:: Required task ::
Restate the data below word for word. Skip any images it contains.

──────── Data segment

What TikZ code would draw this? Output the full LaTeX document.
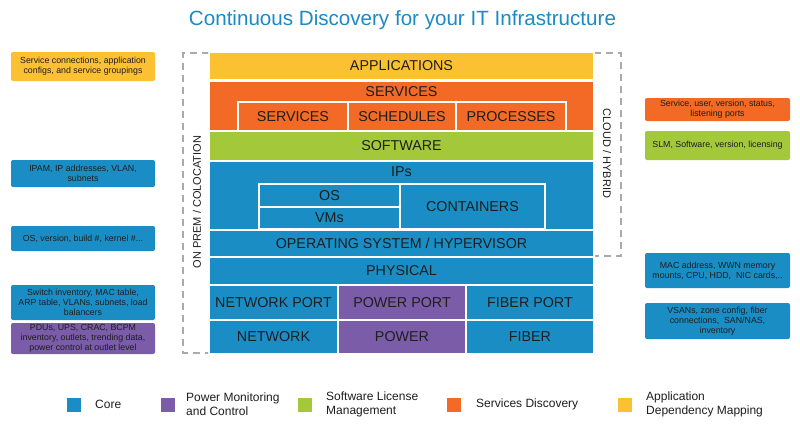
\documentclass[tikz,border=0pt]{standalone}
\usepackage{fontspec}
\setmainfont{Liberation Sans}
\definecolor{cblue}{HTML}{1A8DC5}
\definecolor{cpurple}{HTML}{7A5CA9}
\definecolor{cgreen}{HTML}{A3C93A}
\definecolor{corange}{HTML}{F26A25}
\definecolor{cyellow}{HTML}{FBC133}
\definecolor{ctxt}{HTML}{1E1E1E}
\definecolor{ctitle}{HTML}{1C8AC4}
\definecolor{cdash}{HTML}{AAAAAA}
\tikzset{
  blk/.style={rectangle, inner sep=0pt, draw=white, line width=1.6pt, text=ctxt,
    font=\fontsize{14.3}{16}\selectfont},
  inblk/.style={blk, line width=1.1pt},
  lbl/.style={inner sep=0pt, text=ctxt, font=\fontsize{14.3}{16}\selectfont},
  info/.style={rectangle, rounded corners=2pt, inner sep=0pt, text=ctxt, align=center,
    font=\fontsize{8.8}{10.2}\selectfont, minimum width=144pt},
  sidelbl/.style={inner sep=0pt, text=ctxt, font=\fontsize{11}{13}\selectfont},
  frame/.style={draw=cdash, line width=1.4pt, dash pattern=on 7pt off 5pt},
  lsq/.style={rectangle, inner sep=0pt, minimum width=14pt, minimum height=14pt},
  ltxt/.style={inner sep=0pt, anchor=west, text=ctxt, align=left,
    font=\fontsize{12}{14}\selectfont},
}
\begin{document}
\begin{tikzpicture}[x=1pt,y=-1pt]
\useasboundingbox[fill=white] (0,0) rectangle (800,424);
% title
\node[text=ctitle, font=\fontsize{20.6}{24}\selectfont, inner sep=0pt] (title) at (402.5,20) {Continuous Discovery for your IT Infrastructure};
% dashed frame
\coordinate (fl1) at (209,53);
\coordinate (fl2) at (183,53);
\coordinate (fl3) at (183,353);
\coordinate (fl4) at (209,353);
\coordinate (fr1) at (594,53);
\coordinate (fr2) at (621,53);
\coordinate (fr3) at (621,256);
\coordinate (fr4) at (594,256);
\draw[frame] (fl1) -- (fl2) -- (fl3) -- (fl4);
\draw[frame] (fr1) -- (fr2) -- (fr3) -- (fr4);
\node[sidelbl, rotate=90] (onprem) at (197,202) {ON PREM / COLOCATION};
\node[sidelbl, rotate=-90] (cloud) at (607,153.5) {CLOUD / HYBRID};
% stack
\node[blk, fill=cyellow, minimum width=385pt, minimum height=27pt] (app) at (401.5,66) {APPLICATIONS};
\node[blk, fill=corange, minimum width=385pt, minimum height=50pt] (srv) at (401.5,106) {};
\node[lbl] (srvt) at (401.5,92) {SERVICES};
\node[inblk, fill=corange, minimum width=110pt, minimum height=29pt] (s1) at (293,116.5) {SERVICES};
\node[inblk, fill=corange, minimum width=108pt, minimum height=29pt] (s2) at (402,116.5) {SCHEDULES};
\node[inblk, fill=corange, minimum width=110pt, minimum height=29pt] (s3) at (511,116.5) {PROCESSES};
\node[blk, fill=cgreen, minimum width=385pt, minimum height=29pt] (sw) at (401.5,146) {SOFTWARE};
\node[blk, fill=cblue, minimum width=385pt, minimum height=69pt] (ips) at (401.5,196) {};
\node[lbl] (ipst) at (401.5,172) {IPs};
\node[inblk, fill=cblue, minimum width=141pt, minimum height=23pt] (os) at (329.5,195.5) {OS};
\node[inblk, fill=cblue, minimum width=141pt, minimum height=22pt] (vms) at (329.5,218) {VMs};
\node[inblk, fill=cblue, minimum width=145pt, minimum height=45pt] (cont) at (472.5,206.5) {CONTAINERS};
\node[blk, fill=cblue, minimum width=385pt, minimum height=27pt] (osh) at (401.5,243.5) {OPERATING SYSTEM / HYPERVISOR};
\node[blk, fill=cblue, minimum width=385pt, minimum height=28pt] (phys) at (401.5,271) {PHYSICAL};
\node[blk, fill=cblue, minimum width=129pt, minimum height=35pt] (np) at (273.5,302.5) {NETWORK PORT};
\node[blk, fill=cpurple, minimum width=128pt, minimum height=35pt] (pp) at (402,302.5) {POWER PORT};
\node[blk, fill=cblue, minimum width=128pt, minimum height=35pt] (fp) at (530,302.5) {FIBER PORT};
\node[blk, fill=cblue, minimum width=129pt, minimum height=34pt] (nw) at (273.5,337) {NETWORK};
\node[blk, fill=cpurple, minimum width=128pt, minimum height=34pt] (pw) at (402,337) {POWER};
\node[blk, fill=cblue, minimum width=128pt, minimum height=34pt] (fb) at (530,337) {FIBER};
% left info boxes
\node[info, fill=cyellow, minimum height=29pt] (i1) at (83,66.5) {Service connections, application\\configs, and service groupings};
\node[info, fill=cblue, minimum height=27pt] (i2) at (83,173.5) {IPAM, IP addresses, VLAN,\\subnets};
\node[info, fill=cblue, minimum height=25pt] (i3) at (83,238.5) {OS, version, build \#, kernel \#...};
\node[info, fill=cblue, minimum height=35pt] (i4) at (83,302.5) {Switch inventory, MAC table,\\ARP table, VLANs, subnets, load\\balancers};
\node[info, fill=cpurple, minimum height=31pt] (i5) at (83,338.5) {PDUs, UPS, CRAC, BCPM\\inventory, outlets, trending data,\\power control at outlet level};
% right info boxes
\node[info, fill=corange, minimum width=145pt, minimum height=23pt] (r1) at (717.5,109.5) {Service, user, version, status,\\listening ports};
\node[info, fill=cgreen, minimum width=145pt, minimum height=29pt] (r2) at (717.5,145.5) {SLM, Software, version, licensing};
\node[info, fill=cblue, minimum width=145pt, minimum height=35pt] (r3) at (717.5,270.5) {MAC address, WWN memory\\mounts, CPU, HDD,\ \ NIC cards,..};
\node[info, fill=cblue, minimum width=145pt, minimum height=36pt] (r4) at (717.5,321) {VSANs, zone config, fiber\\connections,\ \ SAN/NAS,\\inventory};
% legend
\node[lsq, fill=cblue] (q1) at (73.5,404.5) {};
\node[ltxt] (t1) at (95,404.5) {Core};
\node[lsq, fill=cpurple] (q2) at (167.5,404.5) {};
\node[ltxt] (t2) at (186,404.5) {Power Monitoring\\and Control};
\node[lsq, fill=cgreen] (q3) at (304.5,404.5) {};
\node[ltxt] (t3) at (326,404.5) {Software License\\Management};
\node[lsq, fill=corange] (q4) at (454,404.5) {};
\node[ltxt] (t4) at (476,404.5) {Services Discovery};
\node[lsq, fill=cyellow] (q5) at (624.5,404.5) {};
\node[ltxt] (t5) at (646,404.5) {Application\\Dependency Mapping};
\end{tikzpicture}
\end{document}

────────────────

:: Finished task ::
What TikZ code would draw this? Output the full LaTeX document.
\documentclass[tikz,border=0pt]{standalone}
\usepackage{fontspec}
\setmainfont{Liberation Sans}
\definecolor{cblue}{HTML}{1A8DC5}
\definecolor{cpurple}{HTML}{7A5CA9}
\definecolor{cgreen}{HTML}{A3C93A}
\definecolor{corange}{HTML}{F26A25}
\definecolor{cyellow}{HTML}{FBC133}
\definecolor{ctxt}{HTML}{1E1E1E}
\definecolor{ctitle}{HTML}{1C8AC4}
\definecolor{cdash}{HTML}{AAAAAA}
\tikzset{
  blk/.style={rectangle, inner sep=0pt, draw=white, line width=1.6pt, text=ctxt,
    font=\fontsize{14.3}{16}\selectfont},
  inblk/.style={blk, line width=1.1pt},
  lbl/.style={inner sep=0pt, text=ctxt, font=\fontsize{14.3}{16}\selectfont},
  info/.style={rectangle, rounded corners=2pt, inner sep=0pt, text=ctxt, align=center,
    font=\fontsize{8.8}{10.2}\selectfont, minimum width=144pt},
  sidelbl/.style={inner sep=0pt, text=ctxt, font=\fontsize{11}{13}\selectfont},
  frame/.style={draw=cdash, line width=1.4pt, dash pattern=on 7pt off 5pt},
  lsq/.style={rectangle, inner sep=0pt, minimum width=14pt, minimum height=14pt},
  ltxt/.style={inner sep=0pt, anchor=west, text=ctxt, align=left,
    font=\fontsize{12}{14}\selectfont},
}
\begin{document}
\begin{tikzpicture}[x=1pt,y=-1pt]
\useasboundingbox[fill=white] (0,0) rectangle (800,424);
% title
\node[text=ctitle, font=\fontsize{20.6}{24}\selectfont, inner sep=0pt] (title) at (402.5,20) {Continuous Discovery for your IT Infrastructure};
% dashed frame
\coordinate (fl1) at (209,53);
\coordinate (fl2) at (183,53);
\coordinate (fl3) at (183,353);
\coordinate (fl4) at (209,353);
\coordinate (fr1) at (594,53);
\coordinate (fr2) at (621,53);
\coordinate (fr3) at (621,256);
\coordinate (fr4) at (594,256);
\draw[frame] (fl1) -- (fl2) -- (fl3) -- (fl4);
\draw[frame] (fr1) -- (fr2) -- (fr3) -- (fr4);
\node[sidelbl, rotate=90] (onprem) at (197,202) {ON PREM / COLOCATION};
\node[sidelbl, rotate=-90] (cloud) at (607,153.5) {CLOUD / HYBRID};
% stack
\node[blk, fill=cyellow, minimum width=385pt, minimum height=27pt] (app) at (401.5,66) {APPLICATIONS};
\node[blk, fill=corange, minimum width=385pt, minimum height=50pt] (srv) at (401.5,106) {};
\node[lbl] (srvt) at (401.5,92) {SERVICES};
\node[inblk, fill=corange, minimum width=110pt, minimum height=29pt] (s1) at (293,116.5) {SERVICES};
\node[inblk, fill=corange, minimum width=108pt, minimum height=29pt] (s2) at (402,116.5) {SCHEDULES};
\node[inblk, fill=corange, minimum width=110pt, minimum height=29pt] (s3) at (511,116.5) {PROCESSES};
\node[blk, fill=cgreen, minimum width=385pt, minimum height=29pt] (sw) at (401.5,146) {SOFTWARE};
\node[blk, fill=cblue, minimum width=385pt, minimum height=69pt] (ips) at (401.5,196) {};
\node[lbl] (ipst) at (401.5,172) {IPs};
\node[inblk, fill=cblue, minimum width=141pt, minimum height=23pt] (os) at (329.5,195.5) {OS};
\node[inblk, fill=cblue, minimum width=141pt, minimum height=22pt] (vms) at (329.5,218) {VMs};
\node[inblk, fill=cblue, minimum width=145pt, minimum height=45pt] (cont) at (472.5,206.5) {CONTAINERS};
\node[blk, fill=cblue, minimum width=385pt, minimum height=27pt] (osh) at (401.5,243.5) {OPERATING SYSTEM / HYPERVISOR};
\node[blk, fill=cblue, minimum width=385pt, minimum height=28pt] (phys) at (401.5,271) {PHYSICAL};
\node[blk, fill=cblue, minimum width=129pt, minimum height=35pt] (np) at (273.5,302.5) {NETWORK PORT};
\node[blk, fill=cpurple, minimum width=128pt, minimum height=35pt] (pp) at (402,302.5) {POWER PORT};
\node[blk, fill=cblue, minimum width=128pt, minimum height=35pt] (fp) at (530,302.5) {FIBER PORT};
\node[blk, fill=cblue, minimum width=129pt, minimum height=34pt] (nw) at (273.5,337) {NETWORK};
\node[blk, fill=cpurple, minimum width=128pt, minimum height=34pt] (pw) at (402,337) {POWER};
\node[blk, fill=cblue, minimum width=128pt, minimum height=34pt] (fb) at (530,337) {FIBER};
% left info boxes
\node[info, fill=cyellow, minimum height=29pt] (i1) at (83,66.5) {Service connections, application\\configs, and service groupings};
\node[info, fill=cblue, minimum height=27pt] (i2) at (83,173.5) {IPAM, IP addresses, VLAN,\\subnets};
\node[info, fill=cblue, minimum height=25pt] (i3) at (83,238.5) {OS, version, build \#, kernel \#...};
\node[info, fill=cblue, minimum height=35pt] (i4) at (83,302.5) {Switch inventory, MAC table,\\ARP table, VLANs, subnets, load\\balancers};
\node[info, fill=cpurple, minimum height=31pt] (i5) at (83,338.5) {PDUs, UPS, CRAC, BCPM\\inventory, outlets, trending data,\\power control at outlet level};
% right info boxes
\node[info, fill=corange, minimum width=145pt, minimum height=23pt] (r1) at (717.5,109.5) {Service, user, version, status,\\listening ports};
\node[info, fill=cgreen, minimum width=145pt, minimum height=29pt] (r2) at (717.5,145.5) {SLM, Software, version, licensing};
\node[info, fill=cblue, minimum width=145pt, minimum height=35pt] (r3) at (717.5,270.5) {MAC address, WWN memory\\mounts, CPU, HDD,\ \ NIC cards,..};
\node[info, fill=cblue, minimum width=145pt, minimum height=36pt] (r4) at (717.5,321) {VSANs, zone config, fiber\\connections,\ \ SAN/NAS,\\inventory};
% legend
\node[lsq, fill=cblue] (q1) at (73.5,404.5) {};
\node[ltxt] (t1) at (95,404.5) {Core};
\node[lsq, fill=cpurple] (q2) at (167.5,404.5) {};
\node[ltxt] (t2) at (186,404.5) {Power Monitoring\\and Control};
\node[lsq, fill=cgreen] (q3) at (304.5,404.5) {};
\node[ltxt] (t3) at (326,404.5) {Software License\\Management};
\node[lsq, fill=corange] (q4) at (454,404.5) {};
\node[ltxt] (t4) at (476,404.5) {Services Discovery};
\node[lsq, fill=cyellow] (q5) at (624.5,404.5) {};
\node[ltxt] (t5) at (646,404.5) {Application\\Dependency Mapping};
\end{tikzpicture}
\end{document}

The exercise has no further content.